1 – This appears to impact mostly the original Star Trek series and it should be noted that plenty of blue or gold shirted crewmen die on the series as well. Star Trek: The Next Generation (and later shows) tried to invert the meme by placing its main characters mostly into red shirts themselves. Deaths seem less frequent as well, though there is still the occasional unfortunate mishap, and the poor character is sometimes wearing a red shirt. Star Trek is definitely a show in which The Main Characters Do Everything, so when you see some random dude on the away team, chances are that he’s in trouble.

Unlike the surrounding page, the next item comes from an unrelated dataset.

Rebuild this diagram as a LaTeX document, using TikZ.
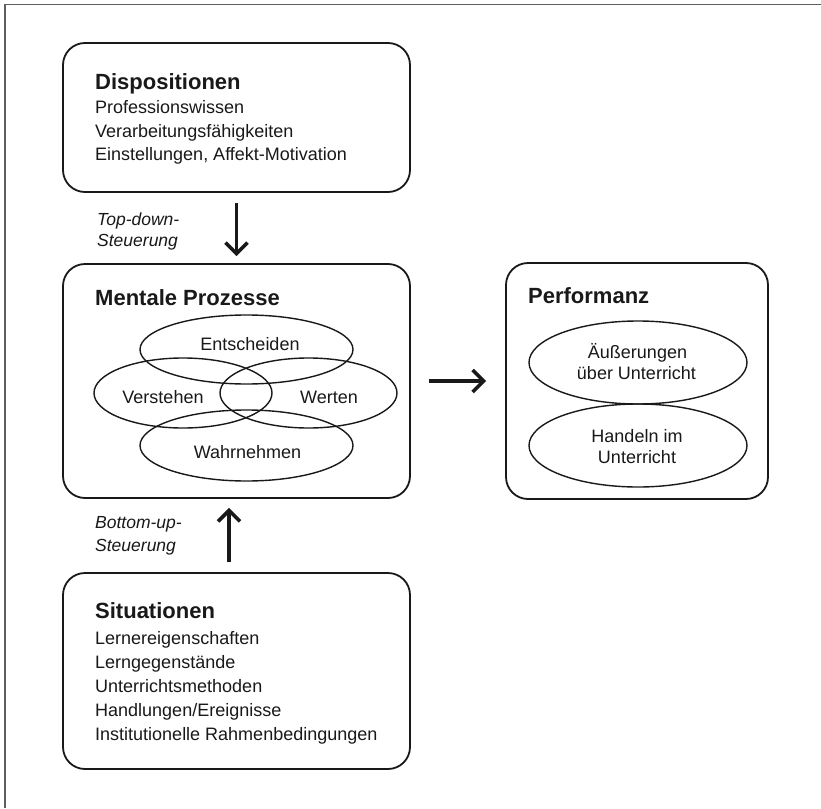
\documentclass[tikz,border=0pt]{standalone}
\usepackage{fontspec}
\setmainfont{Liberation Sans}
\usetikzlibrary{arrows.meta,shapes.geometric}
\definecolor{ink}{RGB}{25,25,25}
\definecolor{framegray}{RGB}{95,95,95}
\tikzset{
  box/.style={draw=ink, line width=1.8pt, rounded corners=22pt, rectangle, inner sep=0pt},
  ell/.style={draw=ink, line width=1.4pt, ellipse, inner sep=0pt},
  ttl/.style={anchor=base west, inner sep=0pt, text=ink, font=\fontsize{22}{26}\selectfont\bfseries},
  itm/.style={anchor=base west, inner sep=0pt, text=ink, font=\fontsize{18}{22}\selectfont},
  etx/.style={anchor=base, inner sep=0pt, text=ink, font=\fontsize{18}{22}\selectfont},
  lbl/.style={anchor=base west, inner sep=0pt, text=ink, font=\fontsize{17.5}{21}\selectfont\itshape},
  arr/.style={draw=ink, line width=3.6pt, -{Straight Barb[length=11pt,width=22pt,line width=3.6pt]}}
}
\begin{document}
\begin{tikzpicture}[x=1pt,y=-1pt]
\useasboundingbox (0,0) rectangle (821,808);
\fill[white] (0,0) rectangle (821,808);
\draw[framegray, line width=1.6pt] (5,808) -- (5,4.5) -- (821,4.5);

% boxes
\node[box, minimum width=347pt, minimum height=149pt] (disp) at (236.5,117.5) {};
\node[box, minimum width=347pt, minimum height=234pt] (ment) at (236.5,381) {};
\node[box, minimum width=262pt, minimum height=236pt] (perf) at (637,381) {};
\node[box, minimum width=347pt, minimum height=196pt] (situ) at (236.5,671) {};

% Dispositionen
\node[ttl] (dt) at (95,89) {Dispositionen};
\node[itm] (d1) at (95,113.5) {Professionswissen};
\node[itm] (d2) at (95,137) {Verarbeitungsfähigkeiten};
\node[itm] (d3) at (95,160.5) {Einstellungen, Affekt-Motivation};

% Top-down label
\node[lbl] (td1) at (97,225.5) {Top-down-};
\node[lbl] (td2) at (97,246) {Steuerung};

% Mentale Prozesse
\node[ttl] (mt) at (95,305) {Mentale Prozesse};
\node[ell, minimum width=213pt, minimum height=69pt] (e1) at (246.5,349.5) {};
\node[ell, minimum width=178pt, minimum height=70pt] (e2) at (183,393) {};
\node[ell, minimum width=177pt, minimum height=70pt] (e3) at (308.5,393) {};
\node[ell, minimum width=213pt, minimum height=71pt] (e4) at (246.5,445.5) {};
\node[etx] (t1) at (250,350) {Entscheiden};
\node[etx] (t2) at (163,403) {Verstehen};
\node[etx] (t3) at (329,403) {Werten};
\node[etx] (t4) at (247.5,458) {Wahrnehmen};

% Performanz
\node[ttl] (pt) at (528,303) {Performanz};
\node[ell, minimum width=218pt, minimum height=83pt] (p1) at (638,362.5) {};
\node[ell, minimum width=218pt, minimum height=83pt] (p2) at (638,445.5) {};
\node[etx] (pa) at (637.5,358) {Äußerungen};
\node[etx] (pb) at (636.5,379) {über Unterricht};
\node[etx] (pc) at (637,442.5) {Handeln im};
\node[etx] (pd) at (637,463) {Unterricht};

% Bottom-up label
\node[lbl] (bu1) at (95,528) {Bottom-up-};
\node[lbl] (bu2) at (95,551) {Steuerung};

% Situationen
\node[ttl] (st) at (95,618) {Situationen};
\node[itm] (s1) at (95,644.5) {Lernereigenschaften};
\node[itm] (s2) at (95,668.5) {Lerngegenstände};
\node[itm] (s3) at (95,692.5) {Unterrichtsmethoden};
\node[itm] (s4) at (95,716.5) {Handlungen/Ereignisse};
\node[itm] (s5) at (95,740.5) {Institutionelle Rahmenbedingungen};

% arrows
\draw[arr, shorten <=10pt, shorten >=7pt] (disp) -- (ment);
\draw[arr, shorten <=18pt, shorten >=19pt] (ment) -- (perf);
\draw[arr, shorten <=10pt, shorten >=9pt] ([xshift=-7.5pt]situ.north) -- ([xshift=-7.5pt]ment.south);
\end{tikzpicture}
\end{document}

2 – Scalzi actually makes a pretty funny, but obvious, dig at Wikipedia in the book. I don’t know why I needed to put this in a footnote, but I always find references to Wikipedia and the internet interesting in works of art.

3 – There appears to be a rash4 of this sort of title. Consider another example: Rule 34 by Charlie Stross (Rule 34 of the internet is: If it exists, there is porn of it. No exceptions. Its awesome, but kinda lame when you name your book after it).

4 – I have recently established that only two examples are needed in order to qualify as a “rash”. Which, since I’ve identified two different rashes in the past week, means that I’m experiencing a rash of rashes. Gross.

2 thoughts on “Redshirts”

  1. I picked the book up on nook after you posted this. I’ve finished “the story” and am now working through the codas. The story certainly does seem to lose steam as it closes out, which is a shame. The first third to half of the book is laugh-out-loud funny.

  2. I like the ultimate resolution that he came up with (I don’t want to go into spoiler territory, but I like where they traveled to when solving the problem). I wouldn’t say this is the best book ever or anything, but I certainly had a lot of fun with it!